End-to-End Data Cleaning and Preparation on a raw FIFA players dataset using PostgreSQL and pgAdmin 4.
Database:PostgreSQL
Query Language: SQL
Database Management: pgAdmin 4
Data Manipulation & String Matching: PostgreSQL built-in string functions, Regular Expressions (Regex), fuzzystrmatch extension
To ensure data integrity before analysis, the following steps were performed:
Imported the raw CSV file into a base table (fifa_ratings) and immediately created a working copy (fifa_rt) to safely perform all transformations.
Verified the uniqueness of the player id and checked for duplicate player entries (based on name, age, and nationality) using Window Functions like ROW_NUMBER() OVER()

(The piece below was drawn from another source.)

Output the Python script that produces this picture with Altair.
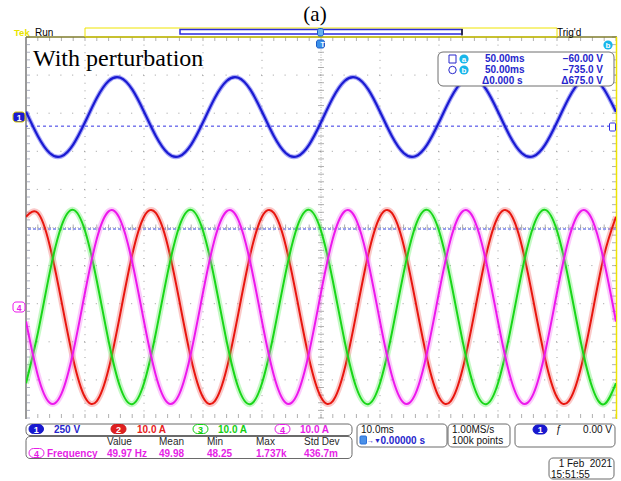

Trimmed whitespaces from player names and nationalities. Standardized text by converting nationalities to uppercase and used REGEXP_REPLACE to strip hidden characters (\n, \r, \t) from club names. Employed the fuzzystrmatch extension, using levenshtein distance and similarity scores, to detect and verify spelling inconsistencies in nationalities and club names.
Split the complex text column contract into four distinct, functional columns: contract_start, contract_end, contract_type (e.g., 'Regular', 'On Loan', 'Free'), and loan_end_date. Extracted the specific best_position from a comma-separated list of positions using split_part.
Converted date strings (like joined and loan_end_date) into proper DATE format using to_date for accurate temporal analysis.
Converted mixed height measurements (feet/inches) into a uniform centimeter (cm) scale. Converted imperial weight measurements (lbs) into metric kilograms (kg) and cast them to integers.
Standardized monetary columns (value, wage, release_clause) by stripping the Euro symbol ('€') and mathematically converting text abbreviations ('M' for millions, 'K' for thousands) into uniform numeric types
Performed logical checks on numerical columns (age, ova, pot, bov) to ensure all values fell within realistic limits (e.g., confirming max age was 53 and minimum overall rating was 47) and contained no unexpected nulls.